### DATASET EXCERPTS
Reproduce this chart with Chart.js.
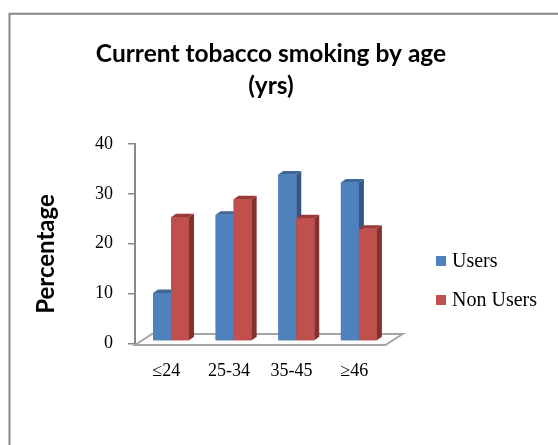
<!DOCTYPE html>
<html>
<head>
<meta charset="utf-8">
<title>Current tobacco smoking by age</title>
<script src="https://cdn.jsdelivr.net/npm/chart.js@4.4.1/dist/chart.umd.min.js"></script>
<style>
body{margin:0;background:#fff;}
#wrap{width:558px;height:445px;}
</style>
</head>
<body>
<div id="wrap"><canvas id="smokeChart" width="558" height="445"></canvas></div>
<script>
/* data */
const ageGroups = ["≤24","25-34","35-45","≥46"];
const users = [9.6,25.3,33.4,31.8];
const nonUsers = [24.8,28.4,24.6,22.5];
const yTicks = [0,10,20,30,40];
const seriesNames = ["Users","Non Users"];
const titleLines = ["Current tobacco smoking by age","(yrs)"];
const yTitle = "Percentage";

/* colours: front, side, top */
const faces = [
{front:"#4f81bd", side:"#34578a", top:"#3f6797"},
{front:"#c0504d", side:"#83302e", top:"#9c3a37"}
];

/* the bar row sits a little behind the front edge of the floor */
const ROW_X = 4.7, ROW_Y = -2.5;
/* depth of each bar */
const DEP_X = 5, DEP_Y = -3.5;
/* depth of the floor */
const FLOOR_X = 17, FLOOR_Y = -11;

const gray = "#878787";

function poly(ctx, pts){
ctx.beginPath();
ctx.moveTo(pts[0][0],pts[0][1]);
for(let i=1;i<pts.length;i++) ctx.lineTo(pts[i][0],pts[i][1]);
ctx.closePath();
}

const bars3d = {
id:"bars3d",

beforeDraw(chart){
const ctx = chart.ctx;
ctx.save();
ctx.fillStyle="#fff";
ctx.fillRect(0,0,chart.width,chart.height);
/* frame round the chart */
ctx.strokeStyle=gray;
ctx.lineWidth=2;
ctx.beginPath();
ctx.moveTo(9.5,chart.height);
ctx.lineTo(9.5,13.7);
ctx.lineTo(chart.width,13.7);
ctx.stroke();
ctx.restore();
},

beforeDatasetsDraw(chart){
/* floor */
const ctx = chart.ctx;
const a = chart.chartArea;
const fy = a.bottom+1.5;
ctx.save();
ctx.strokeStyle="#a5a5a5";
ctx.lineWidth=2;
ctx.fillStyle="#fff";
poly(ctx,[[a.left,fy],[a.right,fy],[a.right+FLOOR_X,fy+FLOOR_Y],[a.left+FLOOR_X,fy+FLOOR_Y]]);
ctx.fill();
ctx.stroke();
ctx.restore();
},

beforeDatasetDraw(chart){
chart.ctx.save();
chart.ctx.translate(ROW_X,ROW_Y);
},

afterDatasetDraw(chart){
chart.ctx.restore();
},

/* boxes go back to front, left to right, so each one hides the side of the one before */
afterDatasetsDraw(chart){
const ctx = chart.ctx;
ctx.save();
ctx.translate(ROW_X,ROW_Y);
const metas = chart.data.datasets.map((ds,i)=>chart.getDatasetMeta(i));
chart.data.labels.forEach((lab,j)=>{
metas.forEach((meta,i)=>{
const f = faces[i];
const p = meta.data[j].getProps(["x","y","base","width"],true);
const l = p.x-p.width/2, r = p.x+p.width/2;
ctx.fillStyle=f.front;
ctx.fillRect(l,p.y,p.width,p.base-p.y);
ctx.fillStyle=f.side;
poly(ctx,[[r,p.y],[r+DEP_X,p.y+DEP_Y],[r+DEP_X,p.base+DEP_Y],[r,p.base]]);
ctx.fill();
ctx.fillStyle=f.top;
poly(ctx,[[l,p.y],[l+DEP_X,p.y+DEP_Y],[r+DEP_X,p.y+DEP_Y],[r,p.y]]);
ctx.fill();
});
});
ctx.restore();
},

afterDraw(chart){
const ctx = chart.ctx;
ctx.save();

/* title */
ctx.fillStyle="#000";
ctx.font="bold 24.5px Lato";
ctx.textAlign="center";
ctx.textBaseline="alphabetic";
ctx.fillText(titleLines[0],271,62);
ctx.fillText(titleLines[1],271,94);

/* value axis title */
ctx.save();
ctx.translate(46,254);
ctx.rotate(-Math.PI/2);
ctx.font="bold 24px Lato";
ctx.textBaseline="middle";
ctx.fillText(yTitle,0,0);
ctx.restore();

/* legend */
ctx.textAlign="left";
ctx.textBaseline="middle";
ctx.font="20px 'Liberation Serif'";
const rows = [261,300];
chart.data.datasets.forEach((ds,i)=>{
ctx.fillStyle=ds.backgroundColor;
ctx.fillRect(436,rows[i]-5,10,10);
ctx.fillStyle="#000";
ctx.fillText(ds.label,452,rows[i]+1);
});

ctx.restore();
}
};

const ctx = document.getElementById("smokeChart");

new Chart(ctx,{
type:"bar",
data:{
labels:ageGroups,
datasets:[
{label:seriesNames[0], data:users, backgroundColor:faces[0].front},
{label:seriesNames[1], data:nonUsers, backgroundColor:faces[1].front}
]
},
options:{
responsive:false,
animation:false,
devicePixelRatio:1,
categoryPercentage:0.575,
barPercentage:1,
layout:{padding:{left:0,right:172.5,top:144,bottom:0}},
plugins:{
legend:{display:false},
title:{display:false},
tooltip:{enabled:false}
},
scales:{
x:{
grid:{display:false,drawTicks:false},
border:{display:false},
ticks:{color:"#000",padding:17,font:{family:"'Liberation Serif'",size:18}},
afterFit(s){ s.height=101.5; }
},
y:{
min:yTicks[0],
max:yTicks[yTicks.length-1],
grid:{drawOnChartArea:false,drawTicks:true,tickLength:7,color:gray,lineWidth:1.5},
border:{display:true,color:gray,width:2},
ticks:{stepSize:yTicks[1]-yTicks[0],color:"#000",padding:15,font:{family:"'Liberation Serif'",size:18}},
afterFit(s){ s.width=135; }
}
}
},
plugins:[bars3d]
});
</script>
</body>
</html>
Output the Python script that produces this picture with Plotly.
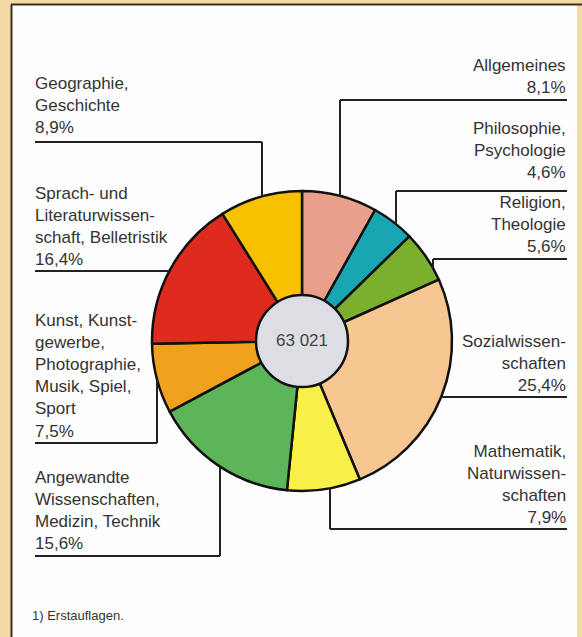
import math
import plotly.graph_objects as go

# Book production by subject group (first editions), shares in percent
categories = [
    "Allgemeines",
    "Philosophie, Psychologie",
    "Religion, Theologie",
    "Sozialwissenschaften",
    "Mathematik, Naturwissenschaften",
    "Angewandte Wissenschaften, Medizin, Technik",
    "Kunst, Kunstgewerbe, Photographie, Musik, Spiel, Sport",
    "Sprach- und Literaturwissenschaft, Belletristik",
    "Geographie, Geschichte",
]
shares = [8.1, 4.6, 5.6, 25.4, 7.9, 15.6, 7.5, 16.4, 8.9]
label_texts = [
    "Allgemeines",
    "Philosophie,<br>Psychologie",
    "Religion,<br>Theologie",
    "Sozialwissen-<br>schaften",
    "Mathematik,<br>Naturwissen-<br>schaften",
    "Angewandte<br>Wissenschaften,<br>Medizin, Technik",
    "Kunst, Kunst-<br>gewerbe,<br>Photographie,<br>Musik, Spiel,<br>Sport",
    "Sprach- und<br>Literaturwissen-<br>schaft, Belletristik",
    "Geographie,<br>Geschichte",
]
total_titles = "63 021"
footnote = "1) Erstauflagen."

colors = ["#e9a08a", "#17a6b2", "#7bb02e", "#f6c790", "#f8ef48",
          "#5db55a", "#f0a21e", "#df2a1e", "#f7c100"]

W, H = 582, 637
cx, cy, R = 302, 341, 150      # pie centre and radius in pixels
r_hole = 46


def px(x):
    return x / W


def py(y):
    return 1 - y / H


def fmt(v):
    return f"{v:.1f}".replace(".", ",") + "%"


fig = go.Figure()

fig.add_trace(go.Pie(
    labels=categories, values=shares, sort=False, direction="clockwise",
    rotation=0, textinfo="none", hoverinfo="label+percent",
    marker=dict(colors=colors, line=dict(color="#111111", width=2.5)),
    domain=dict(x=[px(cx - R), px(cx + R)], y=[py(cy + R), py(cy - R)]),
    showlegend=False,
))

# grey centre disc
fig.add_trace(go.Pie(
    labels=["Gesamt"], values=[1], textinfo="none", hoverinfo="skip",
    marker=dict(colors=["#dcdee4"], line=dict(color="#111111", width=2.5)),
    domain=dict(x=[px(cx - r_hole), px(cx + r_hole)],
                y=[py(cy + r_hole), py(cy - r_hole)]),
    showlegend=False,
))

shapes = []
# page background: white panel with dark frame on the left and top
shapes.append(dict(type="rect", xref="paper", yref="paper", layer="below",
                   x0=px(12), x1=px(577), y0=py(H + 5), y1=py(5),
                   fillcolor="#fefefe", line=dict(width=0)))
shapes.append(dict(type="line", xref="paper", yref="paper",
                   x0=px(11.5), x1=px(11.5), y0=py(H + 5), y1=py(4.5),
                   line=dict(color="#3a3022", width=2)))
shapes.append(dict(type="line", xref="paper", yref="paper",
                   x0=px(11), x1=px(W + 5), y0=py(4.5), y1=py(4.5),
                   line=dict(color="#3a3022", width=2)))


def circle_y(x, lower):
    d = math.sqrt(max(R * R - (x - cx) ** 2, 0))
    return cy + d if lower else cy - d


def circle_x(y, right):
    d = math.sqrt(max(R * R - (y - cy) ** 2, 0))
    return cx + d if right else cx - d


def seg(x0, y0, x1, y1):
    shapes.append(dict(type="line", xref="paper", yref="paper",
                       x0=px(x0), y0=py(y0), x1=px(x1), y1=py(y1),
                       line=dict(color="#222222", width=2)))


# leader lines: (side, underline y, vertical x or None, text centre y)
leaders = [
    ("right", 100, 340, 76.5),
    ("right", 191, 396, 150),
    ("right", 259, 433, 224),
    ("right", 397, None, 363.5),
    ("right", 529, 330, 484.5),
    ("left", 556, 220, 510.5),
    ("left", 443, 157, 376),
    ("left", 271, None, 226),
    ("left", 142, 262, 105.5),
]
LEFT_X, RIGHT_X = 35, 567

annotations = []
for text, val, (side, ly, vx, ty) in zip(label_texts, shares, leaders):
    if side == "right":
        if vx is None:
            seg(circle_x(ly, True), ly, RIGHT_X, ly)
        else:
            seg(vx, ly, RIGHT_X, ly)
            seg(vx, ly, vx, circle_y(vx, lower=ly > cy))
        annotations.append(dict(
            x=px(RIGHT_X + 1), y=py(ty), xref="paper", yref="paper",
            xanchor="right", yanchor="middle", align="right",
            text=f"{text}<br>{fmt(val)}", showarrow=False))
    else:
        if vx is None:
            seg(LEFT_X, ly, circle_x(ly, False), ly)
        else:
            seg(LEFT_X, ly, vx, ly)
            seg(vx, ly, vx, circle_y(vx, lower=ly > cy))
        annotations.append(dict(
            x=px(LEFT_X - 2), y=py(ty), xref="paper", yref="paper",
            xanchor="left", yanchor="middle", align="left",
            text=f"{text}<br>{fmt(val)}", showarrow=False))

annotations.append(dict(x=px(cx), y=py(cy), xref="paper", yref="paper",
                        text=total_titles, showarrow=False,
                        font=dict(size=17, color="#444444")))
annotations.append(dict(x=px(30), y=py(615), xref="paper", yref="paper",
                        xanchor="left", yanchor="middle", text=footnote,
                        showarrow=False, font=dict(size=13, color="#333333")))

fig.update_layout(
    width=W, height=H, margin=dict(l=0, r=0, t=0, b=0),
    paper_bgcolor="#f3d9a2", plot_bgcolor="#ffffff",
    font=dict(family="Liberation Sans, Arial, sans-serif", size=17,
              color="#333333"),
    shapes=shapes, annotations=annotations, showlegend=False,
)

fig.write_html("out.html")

### REQUIRED TASK
Begin at the line containing "Output the Python", end at the line containing "import plotly.graph_objects as go", and copy those lines word for word, both included. Skip pictures.

### EXERCISE SOLUTION
Output the Python script that produces this picture with Plotly.
import math
import plotly.graph_objects as go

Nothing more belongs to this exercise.